### MATERIAL
╔══
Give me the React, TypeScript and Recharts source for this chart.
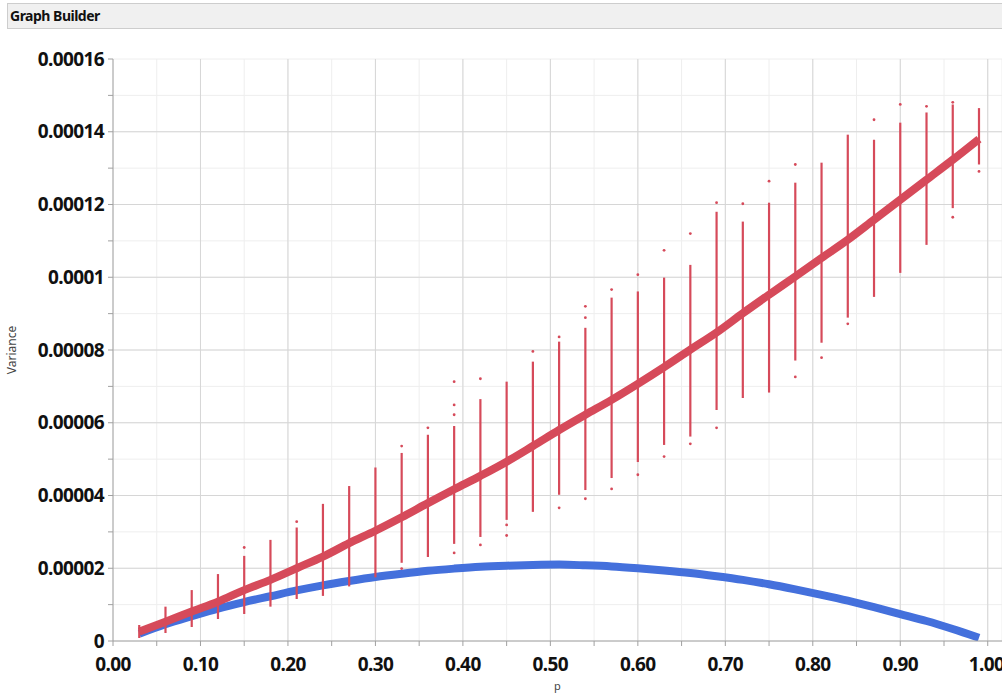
import { ComposedChart, Line, Scatter, ErrorBar, XAxis, YAxis, CartesianGrid, Label } from 'recharts'

// p values where the simulations were run
const pValues = [
  0.03, 0.06, 0.09, 0.12, 0.15, 0.18, 0.21, 0.24, 0.27, 0.3, 0.33, 0.36, 0.39, 0.42, 0.45, 0.48, 0.51,
  0.54, 0.57, 0.6, 0.63, 0.66, 0.69, 0.72, 0.75, 0.78, 0.81, 0.84, 0.87, 0.9, 0.93, 0.96, 0.99,
]

// red curve (mean of simulated variance)
const redVariance = [
  2.6e-6, 5.3e-6, 8.1e-6, 10.8e-6, 14.0e-6, 16.8e-6, 20.0e-6, 23.2e-6, 26.9e-6, 30.3e-6, 34.0e-6,
  37.9e-6, 41.7e-6, 45.4e-6, 49.3e-6, 53.6e-6, 58.0e-6, 62.2e-6, 66.3e-6, 70.7e-6, 75.3e-6, 80.1e-6,
  84.8e-6, 90.1e-6, 95.2e-6, 100.2e-6, 105.3e-6, 110.3e-6, 115.8e-6, 121.3e-6, 126.8e-6, 132.3e-6,
  138.0e-6,
]

// blue curve
const blueVariance = [
  2.0e-6, 4.6e-6, 6.8e-6, 8.9e-6, 10.7e-6, 12.3e-6, 13.9e-6, 15.3e-6, 16.5e-6, 17.6e-6, 18.5e-6,
  19.3e-6, 19.9e-6, 20.4e-6, 20.7e-6, 20.9e-6, 21.0e-6, 20.8e-6, 20.5e-6, 20.0e-6, 19.4e-6, 18.7e-6,
  17.8e-6, 16.8e-6, 15.6e-6, 14.2e-6, 12.7e-6, 11.1e-6, 9.3e-6, 7.4e-6, 5.5e-6, 3.3e-6, 0.9e-6,
]

// spread of the simulated values at each p
const spreadLow = [
  0.83e-6, 2.2e-6, 3.85e-6, 6.05e-6, 7.43e-6, 9.44e-6, 11.55e-6, 12.4e-6, 15.0e-6, 17.5e-6, 21.5e-6,
  23.1e-6, 26.7e-6, 28.6e-6, 33.3e-6, 35.5e-6, 40.2e-6, 41.5e-6, 44.8e-6, 49.2e-6, 53.9e-6, 56.2e-6,
  63.5e-6, 66.8e-6, 68.3e-6, 77.1e-6, 82.0e-6, 88.9e-6, 94.6e-6, 101.2e-6, 108.9e-6, 119.0e-6, 131.0e-6,
]
const spreadHigh = [
  4.4e-6, 9.44e-6, 14.0e-6, 18.4e-6, 23.4e-6, 27.8e-6, 31.2e-6, 37.7e-6, 42.6e-6, 47.7e-6, 51.7e-6,
  56.7e-6, 59.1e-6, 66.5e-6, 71.3e-6, 76.8e-6, 82.3e-6, 86.1e-6, 94.4e-6, 96.1e-6, 99.9e-6, 103.4e-6,
  118.0e-6, 115.3e-6, 120.5e-6, 126.0e-6, 131.5e-6, 139.2e-6, 137.8e-6, 142.5e-6, 145.3e-6, 147.5e-6,
  146.5e-6,
]

// stray points outside the dense spread
const strayP = [
  0.15, 0.21, 0.33, 0.33, 0.36, 0.39, 0.39, 0.39, 0.39, 0.42, 0.42, 0.45, 0.45, 0.48, 0.51, 0.51, 0.54,
  0.54, 0.54, 0.57, 0.57, 0.6, 0.6, 0.63, 0.63, 0.66, 0.66, 0.69, 0.69, 0.72, 0.75, 0.78, 0.78, 0.81,
  0.84, 0.87, 0.9, 0.93, 0.96, 0.96, 0.99,
]
const strayVariance = [
  25.7e-6, 32.8e-6, 53.6e-6, 19.9e-6, 58.6e-6, 71.3e-6, 64.9e-6, 62.2e-6, 24.2e-6, 72.1e-6, 26.4e-6,
  31.9e-6, 29.0e-6, 79.6e-6, 83.6e-6, 36.6e-6, 92.0e-6, 88.9e-6, 39.1e-6, 96.6e-6, 41.8e-6, 100.7e-6,
  45.7e-6, 107.4e-6, 50.7e-6, 112.0e-6, 54.2e-6, 120.5e-6, 58.6e-6, 120.2e-6, 126.4e-6, 131.0e-6,
  72.6e-6, 77.9e-6, 87.2e-6, 143.3e-6, 147.5e-6, 147.0e-6, 148.1e-6, 116.5e-6, 129.1e-6,
]

const xTicks = [
  0, 0.05, 0.1, 0.15, 0.2, 0.25, 0.3, 0.35, 0.4, 0.45, 0.5, 0.55, 0.6, 0.65, 0.7, 0.75, 0.8, 0.85, 0.9,
  0.95, 1,
]
const xTickLabels = [
  '0.00', '', '0.10', '', '0.20', '', '0.30', '', '0.40', '', '0.50', '', '0.60', '', '0.70', '',
  '0.80', '', '0.90', '', '1.00',
]
const xMajor = [0.1, 0.2, 0.3, 0.4, 0.5, 0.6, 0.7, 0.8, 0.9, 1]

const yTicks = [
  0, 0.00001, 0.00002, 0.00003, 0.00004, 0.00005, 0.00006, 0.00007, 0.00008, 0.00009, 0.0001,
  0.00011, 0.00012, 0.00013, 0.00014, 0.00015, 0.00016,
]
const yTickLabels = [
  '0', '', '0.00002', '', '0.00004', '', '0.00006', '', '0.00008', '', '0.0001', '', '0.00012', '',
  '0.00014', '', '0.00016',
]
const yMajor = [0.00002, 0.00004, 0.00006, 0.00008, 0.0001, 0.00012, 0.00014]

const RED = '#d64a5a'
const BLUE = '#4470dc'
const X_MAX = 1.0163
const Y_MAX = 0.00016
const tickFont = { fill: '#111', fontSize: 19, fontWeight: 700, fontFamily: 'Noto Sans', letterSpacing: -0.6 }

const curveData = pValues.map((p, i) => ({ p, red: redVariance[i], blue: blueVariance[i] }))
const spreadData = pValues.map((p, i) => ({ p, v: spreadLow[i], err: [0, spreadHigh[i] - spreadLow[i]] }))
const strayData = strayP.map((p, i) => ({ p, v: strayVariance[i] }))

// major grid lines sit on the 0.1 / 0.00002 ticks, placed inside the plot box
const majorVertical = ({ offset }: any) => xMajor.map((v) => offset.left + (v / X_MAX) * offset.width)
const majorHorizontal = ({ offset }: any) => yMajor.map((v) => offset.top + (1 - v / Y_MAX) * offset.height)

export default function App() {
  return (
    <div style={{ position: 'absolute', left: 0, top: 0, width: 1002, height: 694, background: '#fff', overflow: 'hidden' }}>
      <div
        style={{
          position: 'absolute',
          left: 7,
          top: 3,
          width: 1010,
          height: 24,
          background: '#f0f0f0',
          border: '1px solid #cdcdcd',
          fontFamily: 'Noto Sans',
          fontWeight: 700,
          fontSize: 14,
          letterSpacing: -0.5,
          lineHeight: '24px',
          paddingLeft: 2,
          color: '#111',
        }}
      >
        Graph Builder
      </div>
      <div style={{ position: 'absolute', left: 0, top: 0 }}>
        <ComposedChart width={1002} height={694} data={curveData} margin={{ top: 59, right: 0, bottom: 18, left: 0 }}>
          <CartesianGrid stroke="#eeeeee" />
          <CartesianGrid
            stroke="#d6d6d6"
            verticalCoordinatesGenerator={majorVertical}
            horizontalCoordinatesGenerator={majorHorizontal}
          />
          <XAxis
            dataKey="p"
            type="number"
            domain={[0, X_MAX]}
            ticks={xTicks}
            tickFormatter={(_v: number, i: number) => xTickLabels[i]}
            tick={tickFont}
            tickSize={5}
            tickMargin={12}
            height={35}
            allowDataOverflow
            axisLine={{ stroke: '#a0a0a0' }}
            tickLine={{ stroke: '#a0a0a0' }}
          >
            <Label value="p" position="bottom" offset={6} style={{ fontSize: 11, fill: '#444', fontFamily: 'Noto Sans' }} />
          </XAxis>
          <XAxis xAxisId="frame" orientation="top" type="number" domain={[0, 1]} height={0} tick={false} tickLine={false} axisLine={{ stroke: '#b0b0b0' }} />
          <YAxis
            type="number"
            domain={[0, Y_MAX]}
            ticks={yTicks}
            tickFormatter={(_v: number, i: number) => yTickLabels[i]}
            tick={tickFont}
            tickSize={5}
            tickMargin={4}
            width={113}
            allowDataOverflow
            axisLine={{ stroke: '#a0a0a0' }}
            tickLine={{ stroke: '#a0a0a0' }}
          >
            <Label
              value="Variance"
              angle={-90}
              position="insideLeft"
              offset={12}
              style={{ fontSize: 12, fill: '#444', fontFamily: 'Noto Sans', textAnchor: 'middle' }}
            />
          </YAxis>
          <Line dataKey="blue" type="monotone" stroke={BLUE} strokeWidth={8} dot={false} isAnimationActive={false} />
          <Scatter data={spreadData} dataKey="v" shape={() => <g />} isAnimationActive={false}>
            <ErrorBar dataKey="err" direction="y" width={0} stroke={RED} strokeWidth={2.2} />
          </Scatter>
          <Scatter
            data={strayData}
            dataKey="v"
            isAnimationActive={false}
            shape={(props: any) => <circle cx={props.cx} cy={props.cy} r={1.4} fill={RED} />}
          />
          <Line dataKey="red" type="monotone" stroke={RED} strokeWidth={8} dot={false} isAnimationActive={false} />
        </ComposedChart>
      </div>
    </div>
  )
}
╚══
Starting at the top of the listing above, reproduce each line up to and including the one with "YAxis, CartesianGrid, Label"; omit the pictures.

### FINAL RESULT
Give me the React, TypeScript and Recharts source for this chart.
import { ComposedChart, Line, Scatter, ErrorBar, XAxis, YAxis, CartesianGrid, Label } from 'recharts'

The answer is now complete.